The US should also support a broad UN mandate for a truly internationally credible inspection team authorized and empowered to investigate all claims of chemical weapons use, by any side in the conflict. The White House cavalierly dismissed del Ponte’s report that her UN team found potential chemical use by the rebel side, not the Syrian regime. But any serious UN investigation must be based on a mandate to identify all violations by all sides. (Perpetrators of any violations of the chemical weapons convention must be held accountable, but the timing of achieving such justice may have to wait for an end to the fighting.)

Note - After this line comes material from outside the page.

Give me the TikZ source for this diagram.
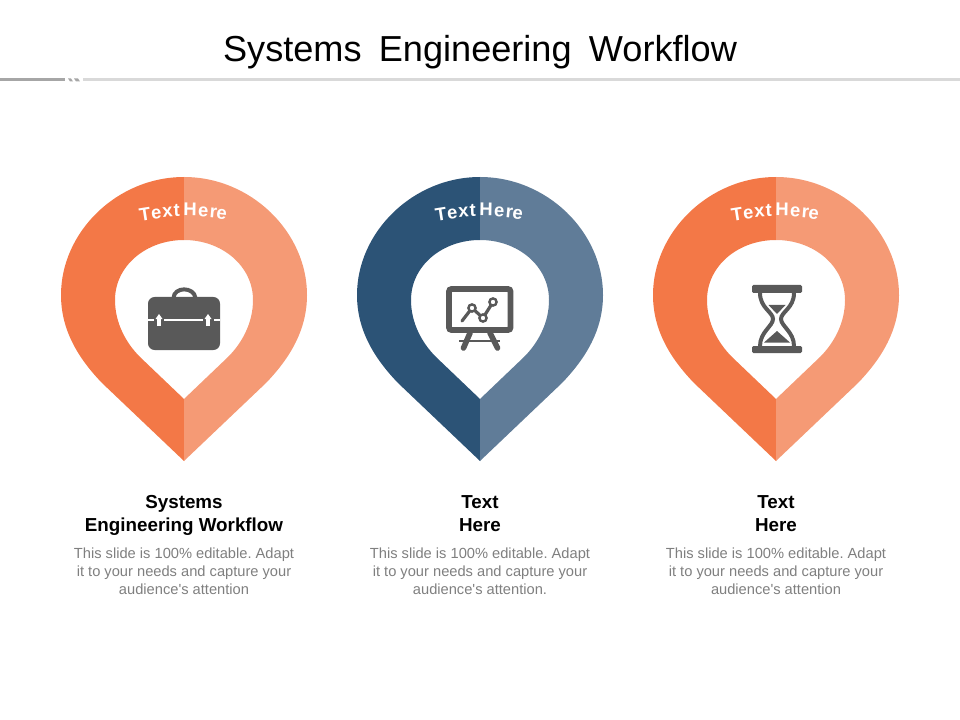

With an arms embargo and chemical weapons investigation in place, the parties on the ground and their regional and international backers must begin serious negotiations to end the whole set of wars (national, regional, sectarian, global) now being waged in Syria, and to resolve the conflict on a political basis. Those negotiations will have to include the government of Syria, the armed rebels, and the still-struggling non-violent democratic opposition movement that first launched the Syrian spring more than two years ago. To bring the sides to the table, their strategic backers will have to be involved as well – Iran and Russia, and the US, France and Britain, Turkey, Saudi Arabia and Qatar, will all have to play a role to push their recalcitrant allies to negotiate. The United Nations will have to take the diplomatic lead. And problematic as it is in so many ways, the Arab League will probably need to be involved as well, though perhaps in the form of individual member states of the Arab League participating separately.
To have any hope of long-term viability, those negotiations must be grounded in the broader effort towards creation of a WMD-free zone throughout the Middle East. Once and for all the UN goal articulated back in 1991 must finally be implemented. When the Security Council passed resolution 687 that year to end the first Gulf War, Article 14 called for “establishing in the Middle East a zone free from weapons of mass destruction and all missiles for their delivery and the objective of a global ban on chemical weapons.” No exceptions. That means Israel's unacknowledged arsenal of 200-400 high-density nuclear bombs in its Dimona plant would have to be brought under international supervision and destroyed. It means neither Iran nor anyone else in the region would ever be able to create a nuclear weapon any time in the future. And it means all the existing chemical and biological stockpiles – the poor countries' WMDs – would be identified and destroyed. The US drafted and supported that resolution 22 years ago. It's time Washington moved to implement it.
Finally, there should be consideration in the UN – and especially among civil society organizations around the world – of the need to create an international 'conflict oil' regime similar to the work on conflict diamonds, conflict minerals, etc. While continuing to oppose the broad economic and oil sanctions imposed by the US and its allies that have so undermined diplomatic potential and harmed civilian populations in Iran, Iraq, and Syria, international civil society can shape campaigns with Syrian and regional civil society to challenge the use of oil resources as a fuel for conflict and war.